4. Bunun yanında; 3402 sayılı Kadastro Kanunu'nun 14 ncü maddesinde senetsiz olarak edinilebilecek azami taşınmaz yüzölçümü sınırları belirlenmiş olup Mahkemece kabul kararı verilmeden önce davacılar yönünden bu sınırların da değerlendirilmesi gerektiği açıktır. Mahallinde yapılacak keşifte yukarıda belirlendiği şekilde hangi davacının taşınmaz üzerinde ne şekilde zilyet olduğu ve hangi davacıların kimlerin eklemeli zilyetliğine dayandığı hususları aydınlatıldıktan sonra ortaya çıkan sonuca göre davacılar ve gerektiği takdirde bu kişileri bayii veya üstsoyları hakkında ilgili tapu ve kadastro müdürlükleri ile adliye yazı işleri müdürlüğünden senetsizden edinilen taşınmaz miktarları araştırılarak sonucuna göre karar verilmesi gerekirken bu hususun araştırılmaması da isabetsizdir.

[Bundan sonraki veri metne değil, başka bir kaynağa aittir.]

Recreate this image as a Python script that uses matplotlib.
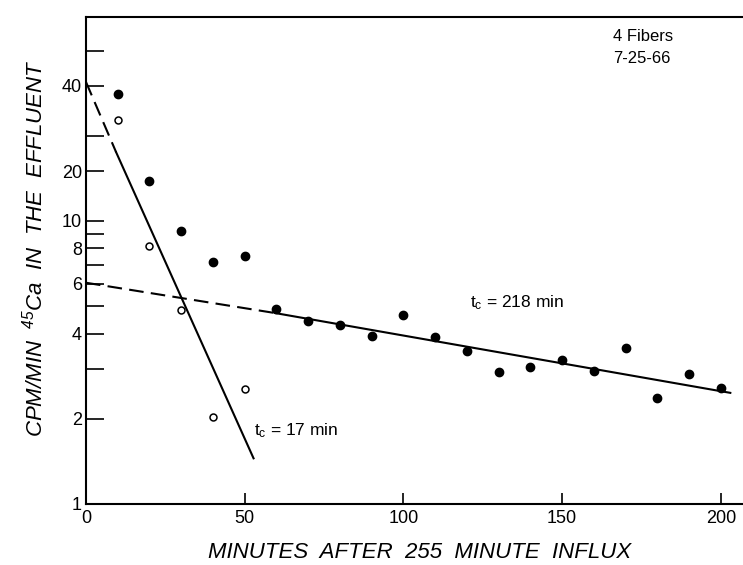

5. Diğer taraftan; taşınmazın evveliyatının hangi nitelikle olduğu ve imar ve ihyaya muhtaç yerlerden olup olmadığına göre 3402 sayılı Kadastro Kanunu'nun 17 nci maddesinin 2 nci fıkrası uyarınca taşınmazın imar planı kapsamında kalıp kalmadığı, imar planı kapsamında ise ilk olarak plana alınış tarihi belirlenerek zilyetlikle edinme koşullarının belirlenmesinde bu tarihin dikkate alınması gerekirken yazılı şekilde eksik inceleme ile karar verilmesi doğru değildir.
VI. KARAR
Açıklanan sebeplerle;
Davalı Hazine ve dahili davalı DSİ Genel Müdürlüğü vekillerinin temyiz itirazlarının kabulü ile temyiz olunan Mahkeme kararının 6100 sayılı Kanun'un geçici 3 üncü maddesi yollamasıyla 1086 sayılı HUMK'un 428 inci maddesi uyarınca BOZULMASINA,
Temyiz eden davalı Hazine ve dahili davalı DSİ Genel Müdürlüğü harçtan muaf bulunduğundan bu hususta karar verilmesine yer olmadığına,
Dosyanın kararı veren Mahkemeye gönderilmesine,
1086 sayılı HUMK'un 440/III-1 inci maddesi uyarınca karar düzeltme yolu kapalı olmak üzere,
14.12.2023 tarihinde oy birliğiyle karar verildi.